Today I love the symphony of the storm, the rolling drums of thunder, the constant sighing of the strings of rain, the delicious brassy wind that plays on the emotions, and underneath it all, my own part, the calm yet constantly attentive joy that colors it all and helps to brings the night time to life when a raging bout of weather comes to visit. I love that last night was such a night. I love that I lay awake, not fussily trying to go to sleep, but rather happily letting the flashing, roaring storm tell me stories of battles and adventures it had had on its way to perform its soliloquy at my open, sheltered window. I love that I realized at one point that I was smiling at the rain and the weather and then realized it was because of memories of my youth and farm service when a storm in the night meant I could turn off my alarm clock and sleep in, for there would be no haying in the coming morning. I love that last night, while I smiled, I also regretted that there would be no haying in the morning, I miss that lean strong young man I was back then, the one who could throw hay all day long and sleep well all night long and then get up and do it all over again. I love the storms and rains and all they remind me of.

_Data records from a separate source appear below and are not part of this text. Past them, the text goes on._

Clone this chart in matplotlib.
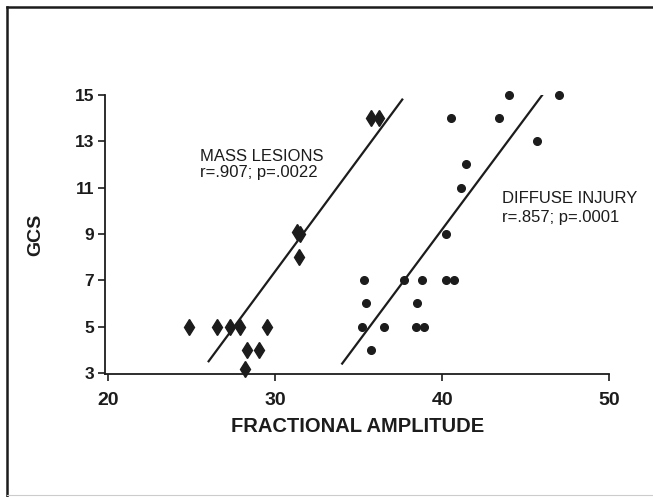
import matplotlib.pyplot as plt
from matplotlib.lines import Line2D

# dados
mass_x = [24.8, 26.5, 27.3, 27.9, 29.5, 28.3, 29.0, 28.2, 31.4, 31.3, 31.5, 35.7, 36.2]
mass_y = [5, 5, 5, 5, 5, 4, 4, 3.15, 8, 9.1, 9.0, 14, 14]

diff_x = [44.0, 47.0, 40.5, 43.4, 45.7, 41.4, 41.1, 40.2, 35.3, 37.7, 38.8, 40.2, 40.7,
          35.4, 38.5, 35.2, 36.5, 38.4, 38.9, 35.7]
diff_y = [15, 15, 14, 14, 13, 12, 11, 9, 7, 7, 7, 7, 7,
          6, 6, 5, 5, 5, 5, 4]

# retas de regressao (extremos)
mass_fit_x = [26.0, 37.6]
mass_fit_y = [3.5, 14.8]
diff_fit_x = [34.0, 46.3]
diff_fit_y = [3.4, 15.3]

x_ticks = [20, 30, 40, 50]
y_ticks = [3, 5, 7, 9, 11, 13, 15]

plt.rcParams['font.family'] = ['Liberation Sans', 'DejaVu Sans']
ink = '#1c1c1c'

fig = plt.figure(figsize=(6.53, 4.97), dpi=100)
ax = fig.add_axes([0.161, 0.2475, 0.772, 0.5615])

ax.plot(mass_x, mass_y, linestyle='none', marker='d', markersize=8.5,
        color=ink, clip_on=False)
ax.plot(diff_x, diff_y, linestyle='none', marker='o', markersize=5.5,
        color=ink, clip_on=False)
ax.plot(mass_fit_x, mass_fit_y, color=ink, linewidth=1.6)
ax.plot(diff_fit_x, diff_fit_y, color=ink, linewidth=1.6)

ax.set_xlim(19.8, 50)
ax.set_ylim(2.95, 15)
ax.set_xticks(x_ticks)
ax.set_yticks(y_ticks)
ax.tick_params(axis='x', labelsize=14, length=5, width=1.2, color=ink, labelcolor=ink, pad=8)
ax.tick_params(axis='y', labelsize=12.5, length=5, width=1.2, color=ink, labelcolor=ink, pad=3)
for lab in ax.get_xticklabels() + ax.get_yticklabels():
    lab.set_fontweight('bold')

ax.spines['top'].set_visible(False)
ax.spines['right'].set_visible(False)
for s in ['left', 'bottom']:
    ax.spines[s].set_color(ink)
    ax.spines[s].set_linewidth(1.3)

ax.set_xlabel('FRACTIONAL AMPLITUDE', fontsize=14.5, fontweight='bold', color=ink, labelpad=6)
ax.set_ylabel('GCS', fontsize=14, fontweight='bold', color=ink, labelpad=22)

ax.text(25.5, 12.14, 'MASS LESIONS', fontsize=12, color=ink, va='baseline')
ax.text(25.5, 11.45, 'r=.907; p=.0022', fontsize=12, color=ink, va='baseline')
ax.text(43.6, 10.33, 'DIFFUSE INJURY', fontsize=12, color=ink, va='baseline')
ax.text(43.6, 9.5, 'r=.857; p=.0001', fontsize=12, color=ink, va='baseline')

# moldura da figura
fig.add_artist(Line2D([7 / 653, 7 / 653], [0.0, 1 - 7 / 497], transform=fig.transFigure,
                      color=ink, linewidth=1.8))
fig.add_artist(Line2D([7 / 653, 1.0], [1 - 7 / 497, 1 - 7 / 497], transform=fig.transFigure,
                      color=ink, linewidth=1.8))
fig.add_artist(Line2D([7 / 653, 1.0], [2 / 497, 2 / 497], transform=fig.transFigure,
                      color='#cccccc', linewidth=0.8))

fig.savefig('out.png', dpi=100)
plt.close()
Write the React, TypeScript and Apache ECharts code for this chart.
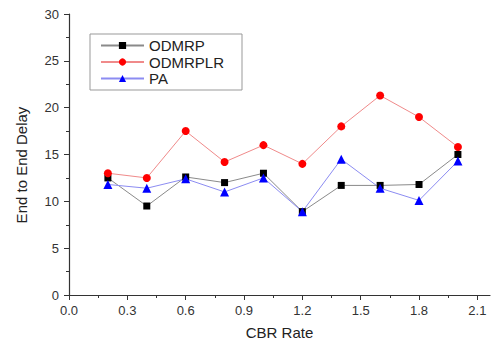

Today I love this Sunday morning with its damp wet attitude and its vague promises that time will still march by and that there are things still to find favor with in its hours and minutes. I love that breakfast was a highlight for me though I overcooked everything, still it was tasty and filled a need with good calories and vitamins and I will take that every time, poorly executed though it was by my hand. I love that this morning in bed sipping my first cup of coffee I discovered lurking in my mind the solution to an IT problem I’ve been having on my own household computer network system for data preservation, and it led me to seek out some utilities for support of this solution and as luck would have it the one that seems to be the most likely was waiting to be found, all I needed to do was look, yay!
Today I love that there are tomatoes, squash, potatoes and peppers in our garden, though not many of any of them, but still, limited success is far from failure and the other things that have failed are only failures in production, but will bear the fruit of lessons learned.
Today I love coffee in the kitchen while I think warm thoughts of the past night’s storms, wow they were some wondrous.